While elite athletes headlined last week’s ITU World Triathlon Grand Final Chicago competition, age groupers also had the chance to show the world what they can do on the city’s lakefront. The ITU Age-Group World Championships took place Sept. 17 with a sprint event and continued Sept. 19 with the Standard (Olympic) distance race.
For age group athlete Michele Tuttle of Columbia, Maryland, the race was familiar territory. Tuttle, who competed in both the sprint and Olympic races, took third in the 2013 ITU Age-Group Sprint World Championships for the Female 50-54 age group and eighth in the Olympic race in the same year.
“The sprint is the stronger one, and the Olympic is more for fun, but I’m always racing if you put a timing chip on me,” Tuttle says.

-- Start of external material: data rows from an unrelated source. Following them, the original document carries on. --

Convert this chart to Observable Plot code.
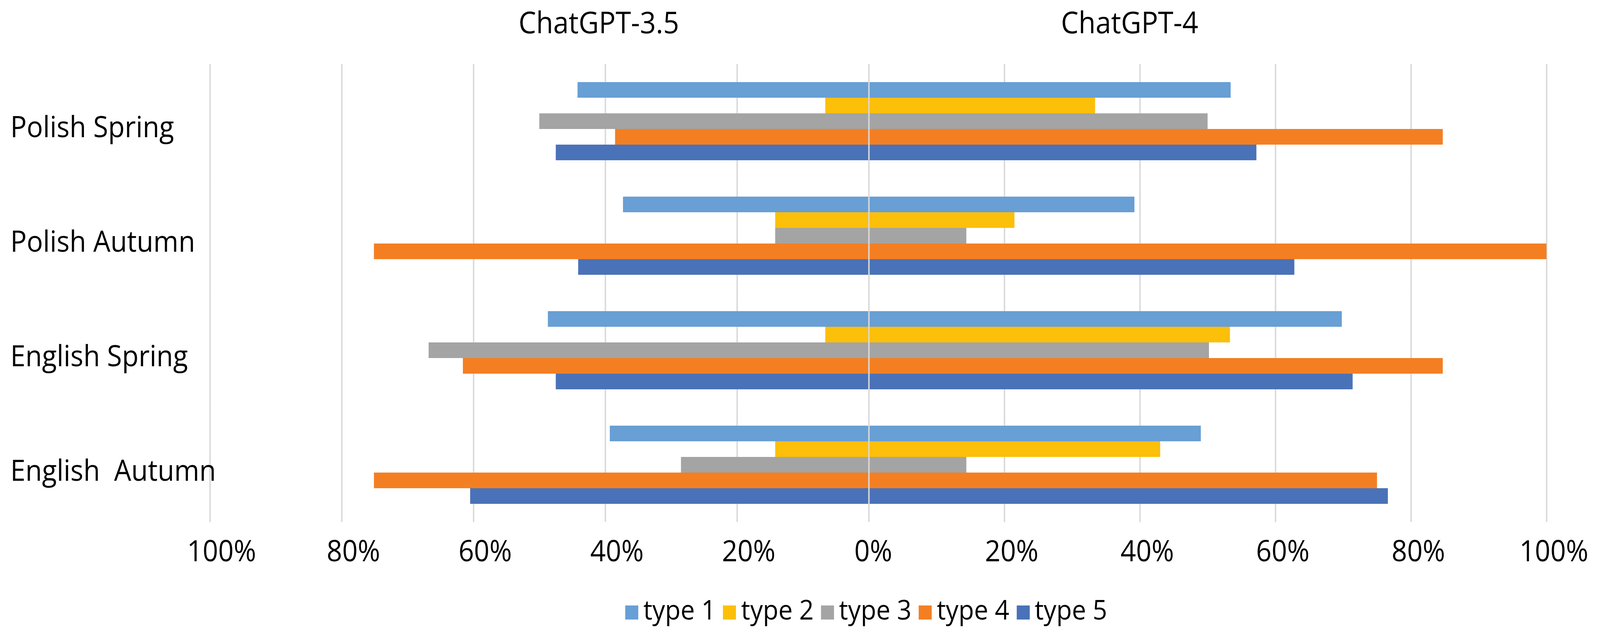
<!DOCTYPE html>
<html>
<head>
<meta charset="utf-8">
<script src="https://cdn.jsdelivr.net/npm/d3@7"></script>
<script src="https://cdn.jsdelivr.net/npm/@observablehq/plot@0.6"></script>
<style>
html, body { margin: 0; padding: 0; background: #fff; overflow: hidden; }
#wrap { position: absolute; left: 0; top: 0; width: 4422px; height: 1622px; overflow: hidden; font-family: "Open Sans", sans-serif; color: #000; background: #fff; transform-origin: 0 0; }
.chart { position: absolute; left: 0; top: 0; }
.chart svg { background: transparent; }
svg text { white-space: pre; }
.title { position: absolute; top: 17px; font-size: 77px; line-height: 77px; transform: translateX(-50%); white-space: nowrap; }
#legend { position: absolute; left: 1728px; top: 1522px; font-size: 70px; line-height: 72px; white-space: nowrap; }
.item { display: inline-block; margin-right: 20px; }
.sw { display: inline-block; width: 36px; height: 36px; margin-right: 14px; }
</style>
</head>
<body>
<div id="wrap">
  <div class="chart" id="left"></div>
  <div class="chart" id="right"></div>
  <div class="title" id="t0" style="left:1655px"></div>
  <div class="title" id="t1" style="left:3122px"></div>
  <div id="legend"></div>
</div>
<script>
// ---- data ----
const categories = ["Polish Spring", "Polish Autumn", "English Spring", "English  Autumn"];
const types = ["type 1", "type 2", "type 3", "type 4", "type 5"];
const models = ["ChatGPT-3.5", "ChatGPT-4"];
// percent values, per category (rows) and type 1..5 (columns)
const gpt35 = [
  [44.2, 6.6, 50.0, 38.5, 47.5],
  [37.3, 14.2, 14.2, 75.1, 44.1],
  [48.7, 6.6, 66.8, 61.6, 47.5],
  [39.3, 14.2, 28.5, 75.1, 60.5]
];
const gpt4 = [
  [53.4, 33.4, 50.0, 84.7, 57.2],
  [39.2, 21.5, 14.4, 100.0, 62.8],
  [69.8, 53.3, 50.2, 84.7, 71.4],
  [49.0, 43.0, 14.4, 75.0, 76.6]
];
const leftTicks = [100, 80, 60, 40, 20];
const zeroTick = [0];
const rightTicks = [20, 40, 60, 80, 100];
const colors = ["#689fd4", "#fcbf0a", "#a4a4a4", "#f47f22", "#4a72b8"];

// ---- tables ----
function table(values) {
  const rows = [];
  categories.forEach((c, i) => types.forEach((t, j) => rows.push({category: c, type: t, value: values[i][j]})));
  return rows;
}
const rows35 = table(gpt35);
const rows4 = table(gpt4);

const fmt = d => d + "%";
const gridStyle = {stroke: "#d9d9d9", strokeWidth: 4, strokeOpacity: 1, insetTop: -44.6, insetBottom: -44.6};
const common = {
  width: 4422,
  height: 1480,
  marginTop: 163,
  marginBottom: 145,
  style: {fontFamily: '"Open Sans", sans-serif', background: "transparent", color: "#000", overflow: "visible"},
  y: {domain: types, axis: null, paddingInner: 0, paddingOuter: 0},
  color: {domain: types, range: colors}
};
const tickOpts = {tickSize: 0, tickPadding: 91, fontSize: 75, label: null};

// left chart: ChatGPT-3.5 (grows leftwards)
const left = Plot.plot({
  ...common,
  marginLeft: 580,
  marginRight: 4422 - 2401,
  x: {domain: [100, 0], label: null},
  fy: {domain: categories, label: null, paddingInner: 0.304, paddingOuter: 0.152},
  marks: [
    Plot.ruleX(leftTicks, gridStyle),
    Plot.barX(rows35, {fy: "category", y: "type", x: "value", fill: "type"}),
    Plot.axisX({...tickOpts, ticks: leftTicks, tickFormat: fmt, dx: 32}),
    Plot.axisFy({anchor: "left", tickSize: 0, tickPadding: 0, textAnchor: "start", dx: -552, dy: 16, fontSize: 75, label: null})
  ]
});

// right chart: ChatGPT-4 (grows rightwards)
const right = Plot.plot({
  ...common,
  marginLeft: 2401,
  marginRight: 148,
  x: {domain: [0, 100], label: null},
  fy: {domain: categories, label: null, axis: null, paddingInner: 0.304, paddingOuter: 0.152},
  marks: [
    Plot.ruleX(rightTicks, gridStyle),
    Plot.barX(rows4, {fy: "category", y: "type", x: "value", fill: "type"}),
    Plot.ruleX(zeroTick, gridStyle),
    Plot.axisX({...tickOpts, ticks: zeroTick, tickFormat: fmt, dx: 12}),
    Plot.axisX({...tickOpts, ticks: rightTicks, tickFormat: fmt, dx: 20})
  ]
});

document.getElementById("left").appendChild(left);
document.getElementById("right").appendChild(right);

document.getElementById("t0").textContent = models[0];
document.getElementById("t1").textContent = models[1];

const legend = document.getElementById("legend");
types.forEach((t, i) => {
  const item = document.createElement("span");
  item.className = "item";
  const sw = document.createElement("span");
  sw.className = "sw";
  sw.style.background = colors[i];
  item.appendChild(sw);
  item.appendChild(document.createTextNode(t));
  legend.appendChild(item);
});

// fit the 4422x1622 layout into the actual viewport
function fit() {
  const wrap = document.getElementById("wrap");
  const sx = window.innerWidth / 4422, sy = window.innerHeight / 1622;
  wrap.style.transform = `scale(${sx}, ${sy})`;
}
fit();
window.addEventListener("resize", fit);
</script>
</body>
</html>
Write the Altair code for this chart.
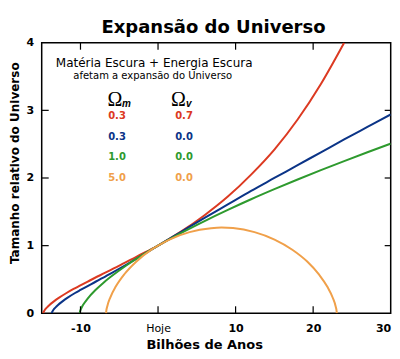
import altair as alt
import pandas as pd

# ---- data ----
curve_names = ["0.3/0.7", "0.3/0.0", "1.0/0.0", "5.0/0.0"]
curve_colors = ["#dc3a22", "#0b3487", "#2e9a2e", "#f0a04a"]

red_x = [-14.8, -14.75, -14.7, -14.5, -14.2, -13.8, -13.3, -12.8, -11.8, -10.8, -8.8, -6.8, -4.8, -2.8, 0, 3, 6, 9, 12, 15, 18, 21, 24]
red_y = [0, 0.02, 0.03, 0.064, 0.10, 0.143, 0.188, 0.228, 0.30, 0.365, 0.485, 0.60, 0.715, 0.835, 1.0, 1.21, 1.45, 1.725, 2.05, 2.42, 2.865, 3.39, 4.0]

blue_x = [-13.7, -13.65, -13.6, -13.4, -13.1, -12.7, -12.2, -11.7, -10.7, -10, -8, -6, -4, -2, 0, 3, 6, 9, 12, 15, 18, 21, 24, 27, 30]
blue_y = [0, 0.02, 0.03, 0.064, 0.10, 0.143, 0.188, 0.228, 0.30, 0.345, 0.47, 0.595, 0.725, 0.86, 1.0, 1.205, 1.41, 1.61, 1.81, 2.0, 2.19, 2.38, 2.57, 2.755, 2.94]

green_x = [-10.1, -10.05, -10.0, -9.8, -9.5, -9.1, -8.1, -7.1, -6.1, -4.1, -2.1, 0, 3, 6, 9, 12, 15, 18, 21, 24, 27, 30]
green_y = [0, 0.029, 0.046, 0.096, 0.152, 0.214, 0.34, 0.445, 0.539, 0.707, 0.856, 1.0, 1.189, 1.364, 1.529, 1.686, 1.835, 1.978, 2.116, 2.25, 2.381, 2.507]

orange_x = [-6.7, -6.679, -6.532, -6.147, -5.431, -4.321, -2.788, -0.844, 0, 1.466, 4.061, 6.837, 8.175, 9.672, 12.441, 15.023, 17.314, 19.236, 20.745, 21.832, 22.528, 22.897, 23.033, 23.05]
orange_y = [0, 0.028, 0.109, 0.237, 0.399, 0.581, 0.767, 0.941, 1.0, 1.09, 1.2, 1.258, 1.268, 1.26, 1.2, 1.09, 0.94, 0.765, 0.575, 0.392, 0.23, 0.104, 0.025, 0]

omega_m = ["0.3", "0.3", "1.0", "5.0"]
omega_v = ["0.7", "0.0", "0.0", "0.0"]

x_tick_values = [-10, 0, 10, 20, 30]
y_tick_values = [0, 1, 2, 3, 4]
x_inner_ticks = [-10, 0, 10, 20]
y_inner_ticks = [1, 2, 3]

# ---- build tables ----
rows = []
for name, xs, ys in zip(curve_names, [red_x, blue_x, green_x, orange_x], [red_y, blue_y, green_y, orange_y]):
    for i, (xv, yv) in enumerate(zip(xs, ys)):
        rows.append({"curve": name, "x": xv, "y": yv, "i": i})
df = pd.DataFrame(rows)

legend_df = pd.DataFrame({"curve": curve_names, "om": omega_m, "ov": omega_v, "row": [0, 1, 2, 3]})

W, H = 349, 270.6
FONT = "DejaVu Sans"

xscale = alt.Scale(domain=[-15, 30], nice=False, zero=False)
yscale = alt.Scale(domain=[0, 4], nice=False, zero=False)
cscale = alt.Scale(domain=curve_names, range=curve_colors)

xaxis = alt.Axis(
    values=x_tick_values, ticks=False, domain=False, grid=False,
    labelExpr="datum.value == 0 ? 'Hoje' : toString(datum.value)",
    labelFontSize=11, labelFont=FONT, labelColor="black",
    labelFontWeight={"condition": {"test": "datum.value == 0", "value": "normal"}, "value": "bold"},
    labelAlign={"condition": {"test": "datum.value == 30", "value": "right"}, "value": "center"},
    labelPadding=9, labelFlush=False, labelOverlap=False,
    title="Bilhões de Anos", titleFont=FONT, titleFontSize=13, titleFontWeight="bold",
    titleColor="black", titleX=162.5, titleY=35, titleAlign="center", titleBaseline="alphabetic")
yaxis = alt.Axis(
    values=y_tick_values, ticks=False, domain=False, grid=False,
    labelFontSize=11, labelFont=FONT, labelFontWeight="bold", labelColor="black",
    labelPadding=8, labelOverlap=False,
    title="Tamanho relativo do Universo", titleFont=FONT, titleFontSize=12,
    titleFontWeight="bold", titleColor="black", titleAngle=270,
    titleX=-23.5, titleY=120, titleAlign="center", titleBaseline="alphabetic")

X = alt.X("x:Q", scale=xscale, axis=xaxis, title="Bilhões de Anos")
Y = alt.Y("y:Q", scale=yscale, axis=yaxis, title="Tamanho relativo do Universo")
C = alt.Color("curve:N", scale=cscale, legend=None)

lines = alt.Chart(df).mark_line(strokeWidth=2, clip=True, interpolate="monotone").encode(
    x=X, y=Y, color=C, order="i:Q")

xt = pd.DataFrame({"x": x_inner_ticks})
yt = pd.DataFrame({"y": y_inner_ticks})
tick_bottom = alt.Chart(xt).mark_rule(color="black", strokeWidth=1.2).encode(
    x=X, y=alt.value(H), y2=alt.value(H - 7))
tick_top = alt.Chart(xt).mark_rule(color="black", strokeWidth=1.2).encode(
    x=X, y=alt.value(0), y2=alt.value(7))
tick_left = alt.Chart(yt).mark_rule(color="black", strokeWidth=1.2).encode(
    y=Y, x=alt.value(0), x2=alt.value(7))
tick_right = alt.Chart(yt).mark_rule(color="black", strokeWidth=1.2).encode(
    y=Y, x=alt.value(W - 6), x2=alt.value(W))

one = pd.DataFrame({"a": [0]})

def label(text, x, y, size, weight="normal", font=FONT, style="normal", baseline="middle", color="black"):
    return alt.Chart(one).mark_text(text=text, fontSize=size, fontWeight=weight, font=font,
                                    fontStyle=style, baseline=baseline, align="center", color=color).encode(
        x=alt.value(x), y=alt.value(y))

title = label("Expansão do Universo", W / 2 - 2.7, -9.4, 18, weight="bold", baseline="alphabetic")
line1 = label("Matéria Escura + Energia Escura", 112.5, 20.6, 12)
line2 = label("afetam a expansão do Universo", 111, 33, 10)
om_sym = label("Ω", 73.3, 63, 20, font="Liberation Serif", baseline="alphabetic")
om_sub = label("m", 84.8, 64, 10, weight="bold", font="Liberation Sans", style="italic", baseline="alphabetic")
ov_sym = label("Ω", 136.6, 63, 20, font="Liberation Serif", baseline="alphabetic")
ov_sub = label("v", 147.2, 64, 10, weight="bold", font="Liberation Sans", style="italic", baseline="alphabetic")

leg_base = alt.Chart(legend_df).transform_calculate(
    y="4 - (73.3 + datum.row * 20.6) / 67.65")
leg_m = leg_base.mark_text(fontSize=10, fontWeight="bold", font=FONT, baseline="middle", align="center").encode(
    x=alt.value(75.3), y=Y, text="om:N", color=C)
leg_v = leg_base.mark_text(fontSize=10, fontWeight="bold", font=FONT, baseline="middle", align="center").encode(
    x=alt.value(142.3), y=Y, text="ov:N", color=C)

chart = alt.layer(
    lines, tick_bottom, tick_top, tick_left, tick_right,
    title, line1, line2, om_sym, om_sub, ov_sym, ov_sub, leg_m, leg_v,
).properties(
    width=W, height=H,
    autosize=alt.AutoSizeParams(type="none"),
    padding={"left": 33.7, "top": 34.7, "right": 1.3, "bottom": 38},
    background="white",
).configure_view(stroke="black", strokeWidth=1.5)

chart.save("out.html", embed_options={"renderer": "svg", "actions": False})
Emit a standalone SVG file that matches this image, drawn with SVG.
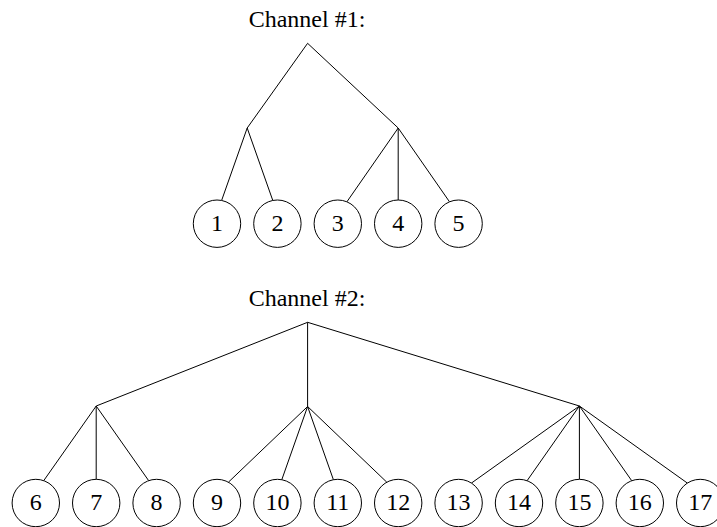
<svg xmlns="http://www.w3.org/2000/svg" width="717" height="527" viewBox="0 0 717 527">
<style>
.bg{fill:#ffffff}
.e{stroke:#000;stroke-width:1;fill:none}
.n circle{fill:#fff;stroke:#000;stroke-width:1}
text{font-family:"Liberation Serif","Times New Roman",serif;font-size:24px;fill:#000;text-anchor:middle}
</style>
<rect class="bg" x="0" y="0" width="717" height="527"/>
<text id="title1" x="307" y="26.5">Channel #1:</text>
<text id="title2" x="307" y="305.5">Channel #2:</text>
<g id="connectors" class="e">
<line x1="307.6" y1="43.3" x2="247.2" y2="128"/>
<line x1="307.6" y1="43.3" x2="398.2" y2="128"/>
<line x1="247.2" y1="128" x2="221.6" y2="200.5"/>
<line x1="247.2" y1="128" x2="272.8" y2="200.5"/>
<line x1="398.2" y1="128" x2="346.9" y2="201.8"/>
<line x1="398.2" y1="128" x2="398.2" y2="200"/>
<line x1="398.2" y1="128" x2="449.5" y2="201.8"/>
<line x1="307.6" y1="322.3" x2="96.2" y2="406"/>
<line x1="307.6" y1="322.3" x2="307.6" y2="406.5"/>
<line x1="307.6" y1="322.3" x2="579.4" y2="406"/>
<line x1="96.2" y1="406" x2="43.7" y2="480.7"/>
<line x1="96.2" y1="406" x2="96.2" y2="479.3"/>
<line x1="96.2" y1="406" x2="148.7" y2="480.7"/>
<line x1="307.6" y1="406.5" x2="228.4" y2="482.2"/>
<line x1="307.6" y1="406.5" x2="281.8" y2="479.7"/>
<line x1="307.6" y1="406.5" x2="333.4" y2="479.7"/>
<line x1="307.6" y1="406.5" x2="386.8" y2="482.2"/>
<line x1="579.4" y1="406" x2="471.4" y2="483.1"/>
<line x1="579.4" y1="406" x2="527.1" y2="480.7"/>
<line x1="579.4" y1="406" x2="579.4" y2="479.3"/>
<line x1="579.4" y1="406" x2="631.7" y2="480.7"/>
<line x1="579.4" y1="406" x2="687.4" y2="483.1"/>
</g>
<g id="n1" class="n"><circle cx="217" cy="223.7" r="23.7"/><text x="217" y="230.7">1</text></g>
<g id="n2" class="n"><circle cx="277.4" cy="223.7" r="23.7"/><text x="277.4" y="230.7">2</text></g>
<g id="n3" class="n"><circle cx="337.8" cy="223.7" r="23.7"/><text x="337.8" y="230.7">3</text></g>
<g id="n4" class="n"><circle cx="398.2" cy="223.7" r="23.7"/><text x="398.2" y="230.7">4</text></g>
<g id="n5" class="n"><circle cx="458.6" cy="223.7" r="23.7"/><text x="458.6" y="230.7">5</text></g>
<g id="n6" class="n"><circle cx="35.8" cy="503" r="23.7"/><text x="35.8" y="510">6</text></g>
<g id="n7" class="n"><circle cx="96.2" cy="503" r="23.7"/><text x="96.2" y="510">7</text></g>
<g id="n8" class="n"><circle cx="156.6" cy="503" r="23.7"/><text x="156.6" y="510">8</text></g>
<g id="n9" class="n"><circle cx="217" cy="503" r="23.7"/><text x="217" y="510">9</text></g>
<g id="n10" class="n"><circle cx="277.4" cy="503" r="23.7"/><text x="277.4" y="510">10</text></g>
<g id="n11" class="n"><circle cx="337.8" cy="503" r="23.7"/><text x="337.8" y="510">11</text></g>
<g id="n12" class="n"><circle cx="398.2" cy="503" r="23.7"/><text x="398.2" y="510">12</text></g>
<g id="n13" class="n"><circle cx="458.6" cy="503" r="23.7"/><text x="458.6" y="510">13</text></g>
<g id="n14" class="n"><circle cx="519" cy="503" r="23.7"/><text x="519" y="510">14</text></g>
<g id="n15" class="n"><circle cx="579.4" cy="503" r="23.7"/><text x="579.4" y="510">15</text></g>
<g id="n16" class="n"><circle cx="639.8" cy="503" r="23.7"/><text x="639.8" y="510">16</text></g>
<g id="n17" class="n"><circle cx="700.2" cy="503" r="23.7"/><text x="700.2" y="510">17</text></g>
</svg>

Tuttle, who began competing in triathlons seven years ago, is one of hundreds of masters-aged athletes that will raced last weekend. While many triathletes peak some time in their 30s, athletes can continue to maintain a competitive edge by adjusting their training to allow for more recovery time, Tuttle says.
“Part of [training] is consistency, but part if also being willing to take an off-season,” Tuttle says. “Especially being older, there’s only so much racing I can do. I only race once a month at a high level. I pick my events carefully and train specifically for them.”
Tuttle, a registered dietitian, also works to make sure her nutrition supports her training.
“You can’t outrun a bad diet, or out-bike it or out-swim it,” Tuttle, whose training was sponsored by the Wheat Foods Council, says. “Exercise is one thing, but training this hard means that there’s a lot of damage, too. I eat lots of fruit and vegetables, protein, focus on glycogen replacement and grains. I eat a lot of wheat because that works well for me.”
Tuttle was the third U.S. woman to cross the finish line in the female 50-54 age group in the sprint race, finishing fourth overall in her age group with a 1:15:36. She took eighth in the Standard distance race.